My bullocks have been viewed on the internet more than 15m times, crazy but true.
A woman came up to me in Macroom last Thursday morning while I chewed on a sausage and informed me that Mark Hamill had just liked them on Twitter.
Hamill, in case you don’t know, is the star of that film made in Kerry a few years back. No, not The Field. The other one, Star Wars.
So my bullocks might well have an impact on the next Star Wars movie. Possibly titled Star Wars: The Return of the Jersey, if I have anything to do with it.
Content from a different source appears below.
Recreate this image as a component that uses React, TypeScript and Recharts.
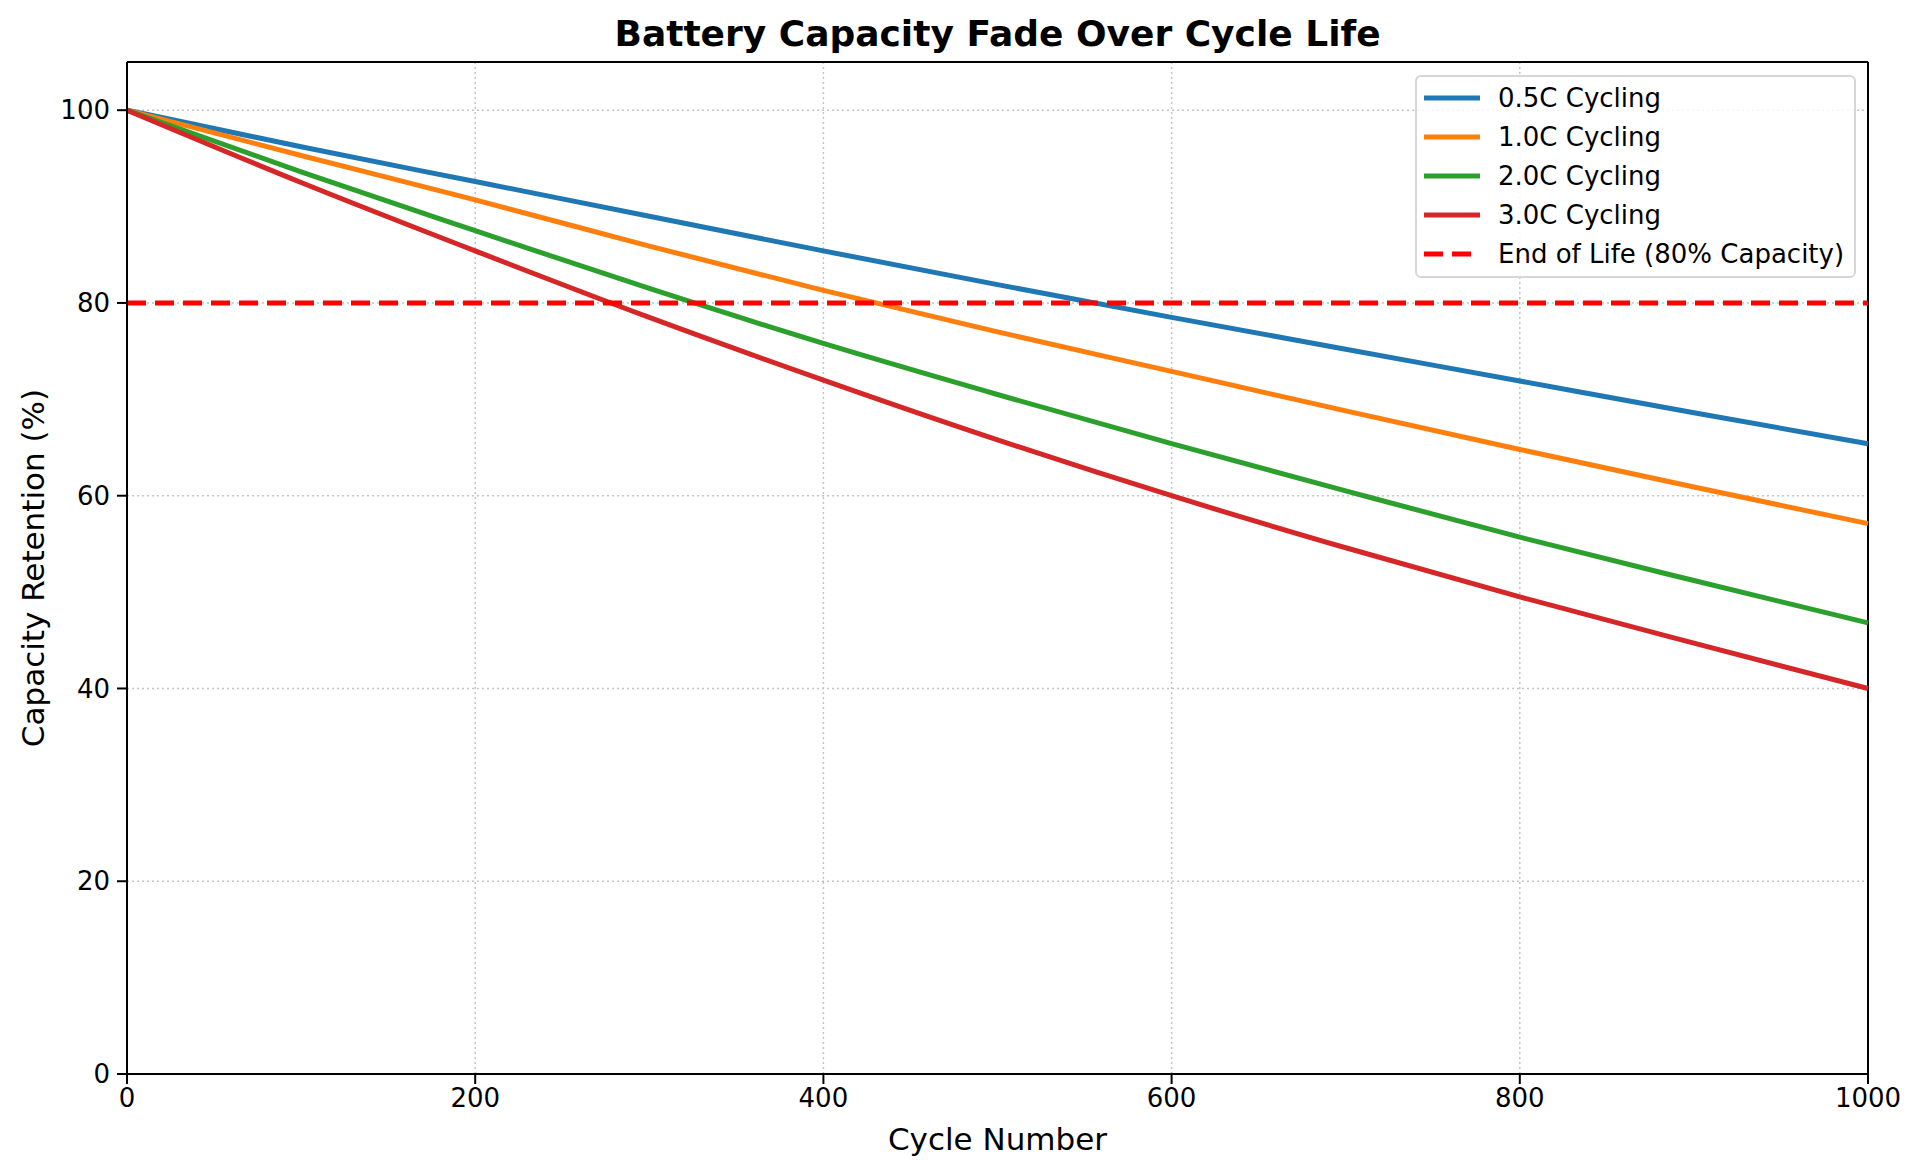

The whole business began when my daughter Grace was filmed by myself last July, playing her concertina to the raggle-taggle bunch of cattle. She wanted to emulate her hero Sharon Shannon who did something similar in Dungarvan. So Grace played a few tunes to the bullocks.
She thought they might like the break from chewing grass on this farm (and further afield).
At the time, my cattle were on a right rampage, not helped, I might add, by the wondrous grass on my neighbours’ farms. It had them spellbound.
The half-squeezed ones were the most rampaging, with nothing on their minds but neighbouring grass and other delights over the boundary ditch.
Anyhow, fair play, they liked Grace and her concertina, and for one summer afternoon, the cattle stayed put. There was grace and harmony all around.
To cut a long story short, Sharon Shannon spotted my Grace clip on the internet, and subsequently drove it bananas with the height of views and what have you.
Millions have seen it.
Everyone from Chris O’Dowd on Twitter to the Pope himself, I suspect, if he has a computer in the Vatican. Grace had the cattle in the palm of her hand, and the world of the internet too. They were all mesmerised by her and her tune.
Anyhow, knowing nothing about the value of such publicity, didn’t I sell the very bullocks in the mart last week.
And worse again, I sold them for a song.
Make no mistake, rounding them up on a cold March morning was a far cry from Grace’s antics back in the summer. No amount of my roaring, shouting, or banjo playing could encourage them to the gate.
I dare say, even if Liberace himself sat by the gate playing his grand piano in a jovial fashion with candelabras and all the rest, they wouldn’t have budged.
Grace, it would seem, is the only one with the magic touch.
But alas, she was in school.
Eventually I corralled them and duly sent them off to the mart, only to be told after the sale that I had made the greatest mistake of my life.
“You’re a fool, a damn fool!” An old man cried to me after the mart had concluded, for he had heard that they were an internet sensation. “Them boys,” says he, “are the most popular bullocks in the world. Your fortune could have been made from that half-castrated old bunch of Jersey steers.”
“You could have been on the Late Late Show on Friday night, with your old bullocks on display,” says he.
“And once seen by the TV masses, they would have gone from worthless to priceless. You could have named your price,” he scowled,
before shaking his old walking stick in dismay at my foolishness. I suppose the old man was right. If a fellow from Star Wars likes the bullocks, I could surely have sold them for an out-of-this-world sum.